A Tony Hawk–meets–Tom Cruise fantasy, based partly on fact.


In the aftermath, a fantastic action-movie-hero rumor started: Someone inside had ridden a jagged steel boogie board to safety on benevolent currents of air. Newsweek, in its initial coverage, quoted a doctor on the scene saying of someone found in the rubble that “he rode that”—a chunk of the building—“down all the way from the 86th floor.” Though nothing of the sort was ever confirmed, one man, Pasquale Buzzelli, very nearly lived up to the role. He and his Port Authority colleagues—one of whom was Genelle Guzman-McMillan, the last survivor pulled from the wreckage—had calmly stayed put in their 64th-floor offices, then took the stairs. The North Tower began collapsing above them when they were still between 13 and 22 stories up; Buzzelli, a structural engineer, knew what was happening when he heard the thunderous roar and threw himself into a fetal position.
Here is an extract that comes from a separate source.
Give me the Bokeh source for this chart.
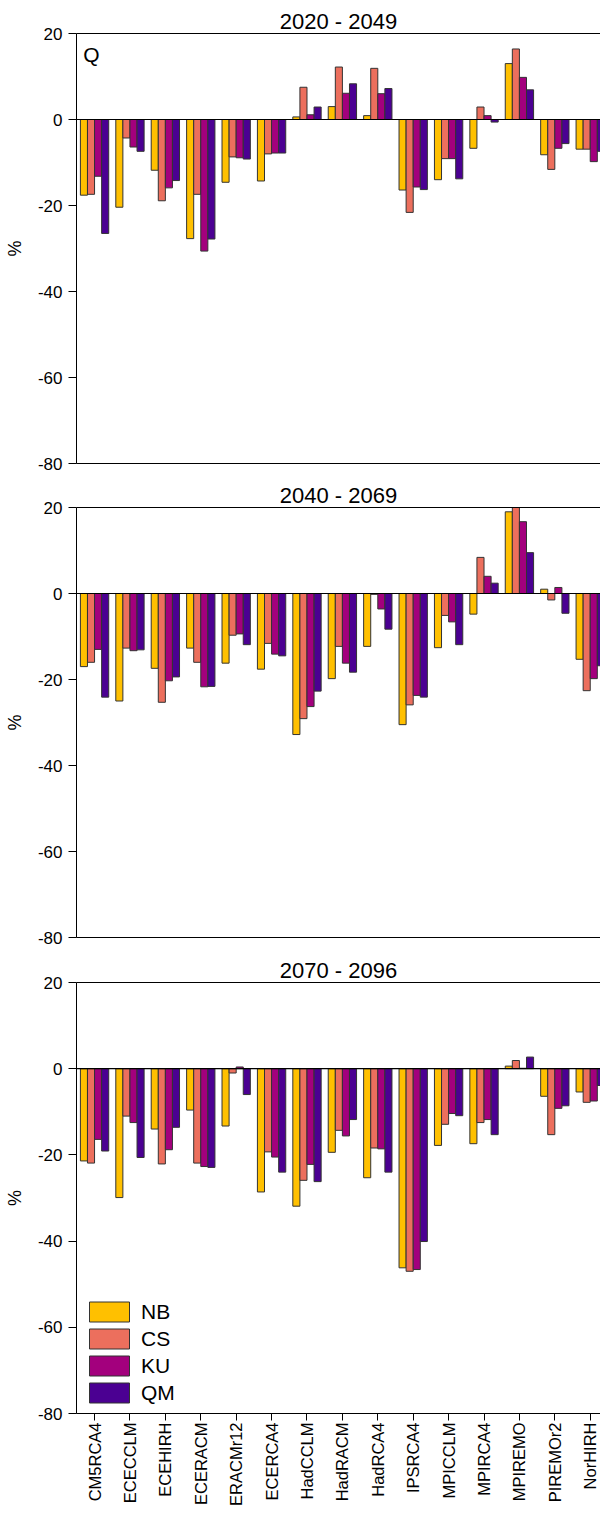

The fall [S5] reminded him of the roller coasters at Great Adventure, he would later say. He awoke three hours later, reclining atop a slab of tower, perched fifteen feet above a silent hellscape. He had a broken foot but was otherwise relatively unscathed. Somehow, the pancaking floors, which by the time they reached him had attained their terminal velocity, simply went by him. As William Langewiesche, author of American Ground: Unbuilding the World Trade Center, put it, “Basically the building passed him on the way to the ground ... He lost the race.”